Carey used aspects such as the introduction of the V6 turbo hybrid engines in 2014 and the dropping spectator attendances at races as examples that those in charge of the sport had become too negative.
"The sport had gotten a little too critical of itself," Carey told Autosport. "Crapping on the engines, Bernie saying 'I wouldn't buy a ticket', It's complaining, not fixing.
"People complained about (the V6 hybrid engines), but they weren't doing anything about it. There were problems but there wasn't enough action to address the problems - like the costs.
"Usually in life, if you've got issues, you fix them. I do think the issue with things like costs got to a place that should have been dealt with before.
"There were things that the sport needed to get on top of that it hasn't. I think the sport probably did not organise itself."
Carey went on to explain that new rules and implications brought in by Liberty Media, such as the major rules overhaul for 2021, would help address the things within the sport that needed addressing and generate more interest.

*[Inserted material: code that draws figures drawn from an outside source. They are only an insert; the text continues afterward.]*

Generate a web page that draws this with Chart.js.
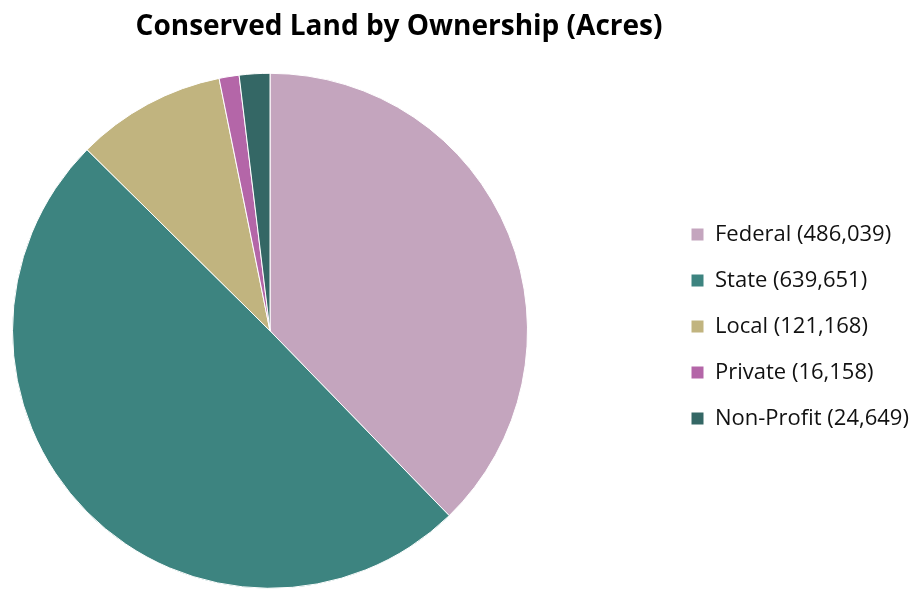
<!DOCTYPE html>
<html>
<head>
<meta charset="utf-8">
<title>Conserved Land by Ownership</title>
<script src="https://cdn.jsdelivr.net/npm/chart.js@4/dist/chart.umd.min.js"></script>
<style>
    body { margin: 0; background: #fff; }
    #wrap { width: 916px; height: 589px; position: relative; }
</style>
</head>
<body>
<div id="wrap"><canvas id="landChart"></canvas></div>
<script>
const owners = ["Federal", "State", "Local", "Private", "Non-Profit"];
const acres = [486039, 639651, 121168, 16158, 24649];
const sliceColors = ["#c4a5be", "#3d8480", "#c1b47f", "#b466a8", "#346765"];

// legend text like "Federal (486,039)"
const legendText = owners.map((name, i) => name + " (" + acres[i].toLocaleString("en-US") + ")");

// widen the legend box so the pie keeps to the left, then nudge legend + title
const placeBoxes = {
    id: "placeBoxes",
    beforeInit(chart) {
        const fit = chart.legend.fit;
        chart.legend.fit = function () {
            fit.bind(chart.legend)();
            this.width = 388;
        };
    },
    afterLayout(chart) {
        const lg = chart.legend;
        lg.left += 139;
        lg.right += 139;
        lg.top += 32;
        lg.bottom += 32;
        const tb = chart.titleBlock;
        tb.left -= 65;
        tb.right -= 65;
    }
};

new Chart("landChart", {
    type: "pie",
    data: {
        labels: legendText,
        datasets: [{
            data: acres,
            backgroundColor: sliceColors,
            borderColor: "#ffffff",
            borderWidth: 1
        }]
    },
    plugins: [placeBoxes],
    options: {
        responsive: true,
        maintainAspectRatio: false,
        animation: false,
        layout: {
            padding: { left: 12, right: 0, top: 0, bottom: 0 }
        },
        plugins: {
            title: {
                display: true,
                text: "Conserved Land by Ownership (Acres)",
                color: "#000",
                font: { family: "'Open Sans'", size: 28, weight: "bold" },
                padding: { top: 10, bottom: 29 }
            },
            legend: {
                position: "right",
                labels: {
                    color: "#111",
                    font: { family: "'Open Sans'", size: 22 },
                    boxWidth: 13,
                    boxHeight: 13,
                    padding: 24
                }
            },
            tooltip: { enabled: false }
        }
    }
});
</script>
</body>
</html>
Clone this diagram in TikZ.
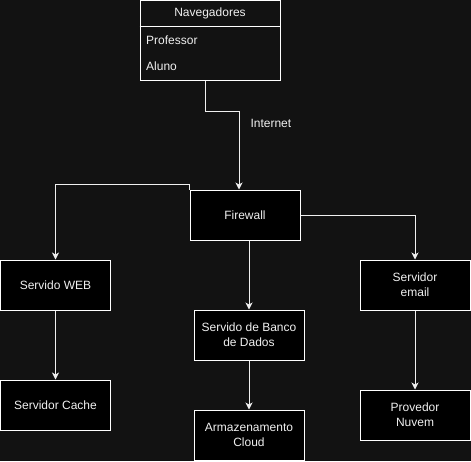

He believes that this is where the sport had failed in the past but remained hopeful that the different changes can bring a lasting effect for Formula 1.
"There were questions about the promoter side of our business, and I think the strength of that has been indicated and been a real positive," Carey added.
"I think the strength is first and foremost just demand, realistically. We have the good fortune of having a lot more demand than supply for races.
"We want to be selective and we want long-term partnerships, but that has been positive. The interest that is there wasn't being tapped into because the sport wasn't doing things that you need it to do."